* _WHAT IS ASKED_: Will you output all of the data below exactly, omitting the images?

* _MATERIAL PROVIDED_:
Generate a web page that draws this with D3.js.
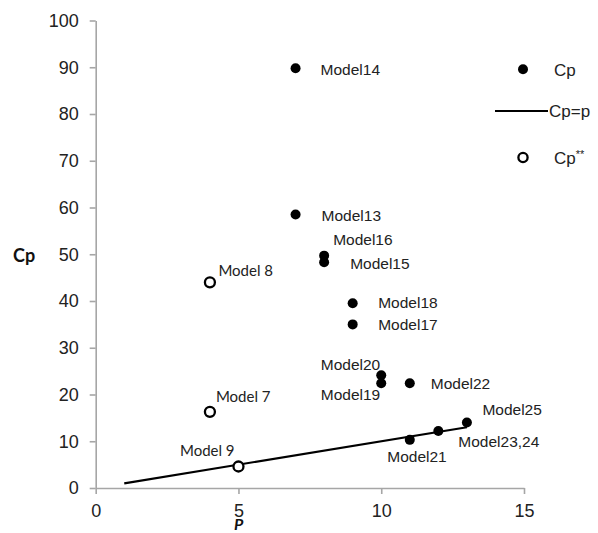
<!DOCTYPE html>
<html>
<head>
<meta charset="utf-8">
<script src="https://cdn.jsdelivr.net/npm/d3@7/dist/d3.min.js"></script>
<style>
  html, body { margin: 0; padding: 0; background: #fff; }
  svg { display: block; }
</style>
</head>
<body>
<svg id="chart" width="598" height="533"></svg>
<script>
// Mallows' Cp against number of parameters p
const cpModels = ["Model14", "Model13", "Model16", "Model15", "Model18", "Model17",
                  "Model20", "Model19", "Model22", "Model21", "Model23,24", "Model25"];
const cpP      = [7, 7, 8, 8, 9, 9, 10, 10, 11, 11, 12, 13];
const cpValues = [89.8, 58.5, 49.7, 48.3, 39.5, 35.0, 24.1, 22.4, 22.4, 10.3, 12.2, 14.0];

const cpStarModels = ["Model 8", "Model 7", "Model 9"];
const cpStarP      = [4, 4, 5];
const cpStarValues = [44.0, 16.3, 4.6];

// Reference line Cp = p
const refP = [1, 13];

const xTicks = [0, 5, 10, 15];
const yTicks = [0, 10, 20, 30, 40, 50, 60, 70, 80, 90, 100];

// Label placement relative to each point (px)
const cpLabelOffsets = {
  "Model14": [25, 7, "start"], "Model13": [26, 6.5, "start"],
  "Model16": [9, -11, "start"], "Model15": [26, 6.5, "start"],
  "Model18": [25.5, 4.5, "start"], "Model17": [25.5, 6, "start"],
  "Model20": [-1, -5, "end"], "Model19": [-1, 17, "end"],
  "Model22": [21, 6, "start"], "Model21": [-22.5, 22, "start"],
  "Model23,24": [20, 16, "start"], "Model25": [15.5, -7.5, "start"]
};
const cpStarLabelOffsets = {
  "Model 8": [8.5, -6.5, "start"], "Model 7": [6, -10, "start"],
  "Model 9": [-58.5, -10, "start"]
};

const svg = d3.select("#chart");
const x = d3.scaleLinear().domain([0, 15]).range([95.7, 524]);
const y = d3.scaleLinear().domain([0, 100]).range([488, 20.5]);

const sans = "'Liberation Sans', Arial, sans-serif";
const calibriLike = "Lato, 'Open Sans', sans-serif";
const axisGray = "#a6a6a6";

// Axes
const xAxis = svg.append("g")
  .attr("transform", `translate(0,${y(0)})`)
  .call(d3.axisBottom(x).tickValues(xTicks).tickSize(6).tickSizeOuter(0).tickPadding(10));
const yAxis = svg.append("g")
  .attr("transform", `translate(${x(0)},0)`)
  .call(d3.axisLeft(y).tickValues(yTicks).tickSize(6).tickSizeOuter(0).tickPadding(11));

[xAxis, yAxis].forEach(g => {
  g.select(".domain").attr("stroke", axisGray).attr("stroke-width", 1.6);
  g.selectAll(".tick line").attr("stroke", axisGray).attr("stroke-width", 1.6);
  g.selectAll(".tick text")
    .attr("fill", "#222")
    .style("font-family", sans)
    .style("font-size", "18px");
});

// Axis titles
svg.append("text")
  .attr("x", 13).attr("y", 261.5)
  .style("font-family", calibriLike).style("font-weight", "bold").style("font-size", "18px")
  .attr("fill", "#111")
  .text("Cp");
svg.append("text")
  .attr("x", 234).attr("y", 529.5)
  .style("font-family", calibriLike).style("font-weight", "bold").style("font-style", "italic")
  .style("font-size", "16px")
  .attr("fill", "#111")
  .text("P");

// Cp = p line
svg.append("line")
  .attr("x1", x(refP[0])).attr("y1", y(refP[0]))
  .attr("x2", x(refP[1])).attr("y2", y(refP[1]))
  .attr("stroke", "#000").attr("stroke-width", 2.2);

// Filled Cp points
const cpData = cpModels.map((m, i) => ({ m, p: cpP[i], v: cpValues[i] }));
svg.append("g").selectAll("circle").data(cpData).join("circle")
  .attr("cx", d => x(d.p)).attr("cy", d => y(d.v)).attr("r", 5)
  .attr("fill", "#000");
svg.append("g").selectAll("text").data(cpData).join("text")
  .attr("x", d => x(d.p) + cpLabelOffsets[d.m][0])
  .attr("y", d => y(d.v) + cpLabelOffsets[d.m][1])
  .attr("text-anchor", d => cpLabelOffsets[d.m][2])
  .style("font-family", sans).style("font-size", "15.5px")
  .attr("fill", "#222")
  .text(d => d.m);

// Open Cp** points
const starData = cpStarModels.map((m, i) => ({ m, p: cpStarP[i], v: cpStarValues[i] }));
svg.append("g").selectAll("circle").data(starData).join("circle")
  .attr("cx", d => x(d.p)).attr("cy", d => y(d.v)).attr("r", 5)
  .attr("fill", "#fff").attr("stroke", "#000").attr("stroke-width", 2.3);
svg.append("g").selectAll("text").data(starData).join("text")
  .attr("x", d => x(d.p) + cpStarLabelOffsets[d.m][0])
  .attr("y", d => y(d.v) + cpStarLabelOffsets[d.m][1])
  .attr("text-anchor", d => cpStarLabelOffsets[d.m][2])
  .style("font-family", calibriLike).style("font-size", "15px")
  .attr("fill", "#222")
  .text(d => d.m);

// Legend
const legend = svg.append("g").style("font-family", sans).style("font-size", "17px");
legend.append("circle").attr("cx", 523).attr("cy", 69.3).attr("r", 5).attr("fill", "#000");
legend.append("text").attr("x", 554).attr("y", 75.5).attr("fill", "#222").text("Cp");
legend.append("line").attr("x1", 495).attr("x2", 548).attr("y1", 111).attr("y2", 111)
  .attr("stroke", "#000").attr("stroke-width", 2.2);
legend.append("text").attr("x", 549).attr("y", 117).attr("fill", "#222").text("Cp=p");
legend.append("circle").attr("cx", 523).attr("cy", 157.5).attr("r", 4.6)
  .attr("fill", "#fff").attr("stroke", "#000").attr("stroke-width", 2.3);
const cpStarText = legend.append("text").attr("x", 554).attr("y", 163.5).attr("fill", "#222");
cpStarText.append("tspan").text("Cp");
cpStarText.append("tspan").attr("dy", -6).style("font-size", "11px").text("**");
</script>
</body>
</html>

* _FULL OUTPUT_:
Generate a web page that draws this with D3.js.
<!DOCTYPE html>
<html>
<head>
<meta charset="utf-8">
<script src="https://cdn.jsdelivr.net/npm/d3@7/dist/d3.min.js"></script>
<style>
  html, body { margin: 0; padding: 0; background: #fff; }
  svg { display: block; }
</style>
</head>
<body>
<svg id="chart" width="598" height="533"></svg>
<script>
// Mallows' Cp against number of parameters p
const cpModels = ["Model14", "Model13", "Model16", "Model15", "Model18", "Model17",
                  "Model20", "Model19", "Model22", "Model21", "Model23,24", "Model25"];
const cpP      = [7, 7, 8, 8, 9, 9, 10, 10, 11, 11, 12, 13];
const cpValues = [89.8, 58.5, 49.7, 48.3, 39.5, 35.0, 24.1, 22.4, 22.4, 10.3, 12.2, 14.0];

const cpStarModels = ["Model 8", "Model 7", "Model 9"];
const cpStarP      = [4, 4, 5];
const cpStarValues = [44.0, 16.3, 4.6];

// Reference line Cp = p
const refP = [1, 13];

const xTicks = [0, 5, 10, 15];
const yTicks = [0, 10, 20, 30, 40, 50, 60, 70, 80, 90, 100];

// Label placement relative to each point (px)
const cpLabelOffsets = {
  "Model14": [25, 7, "start"], "Model13": [26, 6.5, "start"],
  "Model16": [9, -11, "start"], "Model15": [26, 6.5, "start"],
  "Model18": [25.5, 4.5, "start"], "Model17": [25.5, 6, "start"],
  "Model20": [-1, -5, "end"], "Model19": [-1, 17, "end"],
  "Model22": [21, 6, "start"], "Model21": [-22.5, 22, "start"],
  "Model23,24": [20, 16, "start"], "Model25": [15.5, -7.5, "start"]
};
const cpStarLabelOffsets = {
  "Model 8": [8.5, -6.5, "start"], "Model 7": [6, -10, "start"],
  "Model 9": [-58.5, -10, "start"]
};

const svg = d3.select("#chart");
const x = d3.scaleLinear().domain([0, 15]).range([95.7, 524]);
const y = d3.scaleLinear().domain([0, 100]).range([488, 20.5]);

const sans = "'Liberation Sans', Arial, sans-serif";
const calibriLike = "Lato, 'Open Sans', sans-serif";
const axisGray = "#a6a6a6";

// Axes
const xAxis = svg.append("g")
  .attr("transform", `translate(0,${y(0)})`)
  .call(d3.axisBottom(x).tickValues(xTicks).tickSize(6).tickSizeOuter(0).tickPadding(10));
const yAxis = svg.append("g")
  .attr("transform", `translate(${x(0)},0)`)
  .call(d3.axisLeft(y).tickValues(yTicks).tickSize(6).tickSizeOuter(0).tickPadding(11));

[xAxis, yAxis].forEach(g => {
  g.select(".domain").attr("stroke", axisGray).attr("stroke-width", 1.6);
  g.selectAll(".tick line").attr("stroke", axisGray).attr("stroke-width", 1.6);
  g.selectAll(".tick text")
    .attr("fill", "#222")
    .style("font-family", sans)
    .style("font-size", "18px");
});

// Axis titles
svg.append("text")
  .attr("x", 13).attr("y", 261.5)
  .style("font-family", calibriLike).style("font-weight", "bold").style("font-size", "18px")
  .attr("fill", "#111")
  .text("Cp");
svg.append("text")
  .attr("x", 234).attr("y", 529.5)
  .style("font-family", calibriLike).style("font-weight", "bold").style("font-style", "italic")
  .style("font-size", "16px")
  .attr("fill", "#111")
  .text("P");

// Cp = p line
svg.append("line")
  .attr("x1", x(refP[0])).attr("y1", y(refP[0]))
  .attr("x2", x(refP[1])).attr("y2", y(refP[1]))
  .attr("stroke", "#000").attr("stroke-width", 2.2);

// Filled Cp points
const cpData = cpModels.map((m, i) => ({ m, p: cpP[i], v: cpValues[i] }));
svg.append("g").selectAll("circle").data(cpData).join("circle")
  .attr("cx", d => x(d.p)).attr("cy", d => y(d.v)).attr("r", 5)
  .attr("fill", "#000");
svg.append("g").selectAll("text").data(cpData).join("text")
  .attr("x", d => x(d.p) + cpLabelOffsets[d.m][0])
  .attr("y", d => y(d.v) + cpLabelOffsets[d.m][1])
  .attr("text-anchor", d => cpLabelOffsets[d.m][2])
  .style("font-family", sans).style("font-size", "15.5px")
  .attr("fill", "#222")
  .text(d => d.m);

// Open Cp** points
const starData = cpStarModels.map((m, i) => ({ m, p: cpStarP[i], v: cpStarValues[i] }));
svg.append("g").selectAll("circle").data(starData).join("circle")
  .attr("cx", d => x(d.p)).attr("cy", d => y(d.v)).attr("r", 5)
  .attr("fill", "#fff").attr("stroke", "#000").attr("stroke-width", 2.3);
svg.append("g").selectAll("text").data(starData).join("text")
  .attr("x", d => x(d.p) + cpStarLabelOffsets[d.m][0])
  .attr("y", d => y(d.v) + cpStarLabelOffsets[d.m][1])
  .attr("text-anchor", d => cpStarLabelOffsets[d.m][2])
  .style("font-family", calibriLike).style("font-size", "15px")
  .attr("fill", "#222")
  .text(d => d.m);

// Legend
const legend = svg.append("g").style("font-family", sans).style("font-size", "17px");
legend.append("circle").attr("cx", 523).attr("cy", 69.3).attr("r", 5).attr("fill", "#000");
legend.append("text").attr("x", 554).attr("y", 75.5).attr("fill", "#222").text("Cp");
legend.append("line").attr("x1", 495).attr("x2", 548).attr("y1", 111).attr("y2", 111)
  .attr("stroke", "#000").attr("stroke-width", 2.2);
legend.append("text").attr("x", 549).attr("y", 117).attr("fill", "#222").text("Cp=p");
legend.append("circle").attr("cx", 523).attr("cy", 157.5).attr("r", 4.6)
  .attr("fill", "#fff").attr("stroke", "#000").attr("stroke-width", 2.3);
const cpStarText = legend.append("text").attr("x", 554).attr("y", 163.5).attr("fill", "#222");
cpStarText.append("tspan").text("Cp");
cpStarText.append("tspan").attr("dy", -6).style("font-size", "11px").text("**");
</script>
</body>
</html>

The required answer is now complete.